Our management believes EBITDA and EBITDA, as adjusted, are useful to investors because they help enable investors to evaluate our business in the same manner as our management. Management uses EBITDA and EBITDA, as adjusted, as follows: (a) to evaluate the Company's historical and prospective financial performance, (b) to set internal revenue targets and spending budgets, (c) to measure operational profitability and the accuracy of forecasting, and (d) as an important factor in determining variable compensation for management. In addition, these measures are frequently used by securities analysts, investors and other interested parties in the evaluation of companies with substantial financial leverage. Moreover, investors have historically requested and the Company has historically reported these non-GAAP financial measures as a means of providing consistent and comparable information with past reports of financial results.
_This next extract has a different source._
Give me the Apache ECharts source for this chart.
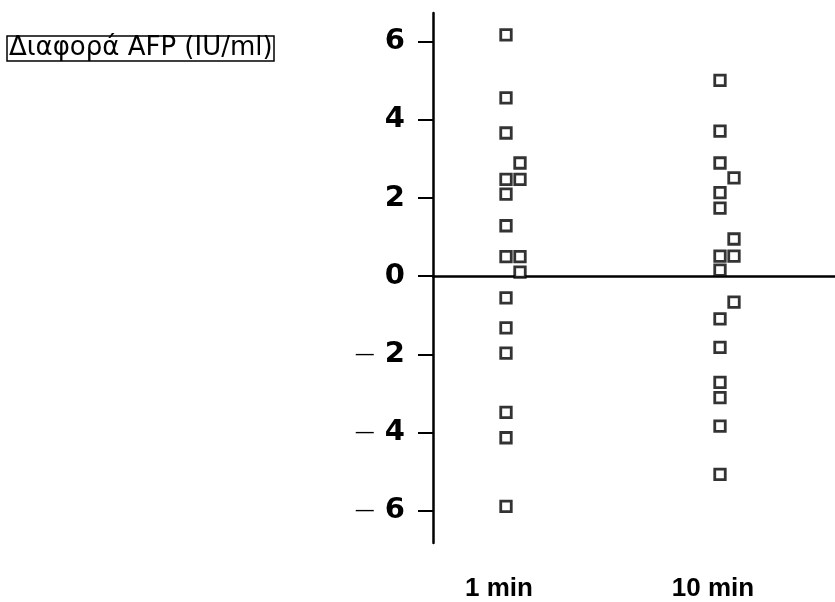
<!DOCTYPE html>
<html>
<head>
<meta charset="utf-8">
<script src="https://cdn.jsdelivr.net/npm/echarts@6/dist/echarts.min.js"></script>
<style>html,body{margin:0;padding:0;background:#fff;}#chart{width:835px;height:602px;}</style>
</head>
<body>
<div id="chart"></div>
<script>
// ---- data ----
const categories = ['1 min', '10 min'];
const oneMinValues = [6.17, 4.55, 3.65, 2.88, 2.46, 2.46, 2.08, 1.27, 0.48, 0.48, 0.08, -0.58, -1.35, -2.0, -3.52, -4.17, -5.93];
const oneMinShifted = [0, 0, 0, 1, 0, 1, 0, 0, 0, 1, 1, 0, 0, 0, 0, 0, 0];
const tenMinValues = [5.0, 3.70, 2.88, 2.50, 2.12, 1.72, 0.93, 0.49, 0.49, 0.13, -0.69, -1.12, -1.85, -2.75, -3.14, -3.87, -5.11];
const tenMinShifted = [0, 0, 0, 1, 0, 0, 1, 0, 1, 0, 1, 0, 0, 0, 0, 0, 0];
const yTickValues = [-6, -4, -2, 0, 2, 4, 6];
const titleText = 'Διαφορά AFP (IU/ml)';

const Y_MIN = -6.82, Y_MAX = 6.73;
const JITTER = 14;

function buildPoints(catIndex, values, shifted) {
  return values.map((v, i) => ({
    value: [catIndex, v],
    symbolOffset: [shifted[i] ? JITTER : 0, 0]
  }));
}

const chart = echarts.init(document.getElementById('chart'), null, {renderer: 'canvas'});
chart.setOption({
  backgroundColor: '#ffffff',
  animation: false,
  title: {
    text: titleText,
    left: 7,
    top: 37,
    padding: [0, 2, 0, 2],
    borderColor: '#000',
    borderWidth: 1.5,
    textStyle: {
      fontFamily: 'DejaVu Sans',
      fontSize: 26,
      lineHeight: 23,
      fontWeight: 'normal',
      color: '#000'
    }
  },
  grid: [
    {left: 433, right: 0, top: 13, bottom: 59},
    {left: 399, right: 8, top: 13, bottom: 59}
  ],
  xAxis: [
    {
      gridIndex: 0, type: 'value', min: 0, max: 1,
      axisLine: {show: true, onZero: true, lineStyle: {color: '#000', width: 2.5}},
      axisTick: {show: false}, axisLabel: {show: false}, splitLine: {show: false}
    },
    {
      gridIndex: 1, type: 'category', data: categories,
      axisLine: {show: false, onZero: false}, axisTick: {show: false}, splitLine: {show: false},
      axisLabel: {
        margin: 35,
        padding: [0, 14, 0, 0],
        fontFamily: 'Liberation Sans', fontSize: 26, fontWeight: 'bold', color: '#000'
      }
    }
  ],
  yAxis: [
    {
      gridIndex: 0, type: 'value', min: Y_MIN, max: Y_MAX,
      axisLine: {show: true, onZero: false, lineStyle: {color: '#000', width: 2.5}},
      axisTick: {show: true, customValues: yTickValues, length: 15, lineStyle: {color: '#000', width: 2}},
      splitLine: {show: false},
      axisLabel: {
        customValues: yTickValues,
        margin: 28,
        formatter: function (v) {
          return v < 0 ? '{m|—}{d|' + Math.abs(v) + '}' : '{d|' + v + '}';
        },
        rich: {
          m: {fontFamily: 'DejaVu Sans', fontSize: 20, fontWeight: 'normal', color: '#000', padding: [0, 10, 0, 0]},
          d: {fontFamily: 'DejaVu Sans', fontSize: 29, fontWeight: 'bold', color: '#000'}
        }
      }
    },
    {
      gridIndex: 1, type: 'value', min: Y_MIN, max: Y_MAX, show: false,
      splitLine: {show: false}
    }
  ],
  series: [
    {
      type: 'scatter', xAxisIndex: 1, yAxisIndex: 1,
      symbol: 'rect', symbolSize: 10.5,
      itemStyle: {color: '#fff', borderColor: '#000', borderWidth: 2.8},
      data: buildPoints(0, oneMinValues, oneMinShifted)
    },
    {
      type: 'scatter', xAxisIndex: 1, yAxisIndex: 1,
      symbol: 'rect', symbolSize: 10.5,
      itemStyle: {color: '#fff', borderColor: '#000', borderWidth: 2.8},
      data: buildPoints(1, tenMinValues, tenMinShifted)
    }
  ]
});
</script>
</body>
</html>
While management believes that these non-GAAP financial measures provide useful supplemental information to investors, there are limitations associated with the use of these non-GAAP financial measures. These measures are not prepared in accordance with GAAP and may not be directly comparable to similarly titled measures of other companies due to potential differences in the exact method of calculation. Further, EBITDA and EBITDA, as adjusted, exclude interest expense and depreciation and amortization expense, which represent significant and unavoidable operating costs given the level of indebtedness and the capital expenditures needed to maintain our business. In addition, our measures of EBITDA and EBITDA, as adjusted, are different from those used in the covenants contained in our senior credit facilities. Management compensates for these limitations by relying primarily on our GAAP results and by using EBITDA and EBITDA, as adjusted, only supplementally and by reviewing the reconciliations of the non-GAAP financial measures to their most comparable GAAP financial measures.
Non-GAAP financial measures are not in accordance with, or an alternative for, generally accepted accounting principles in the United States. The Company's non-GAAP financial measures are not meant to be considered in isolation or as a substitute for comparable GAAP financial measures, and should be read only in conjunction with the Company's consolidated financial statements prepared in accordance with GAAP.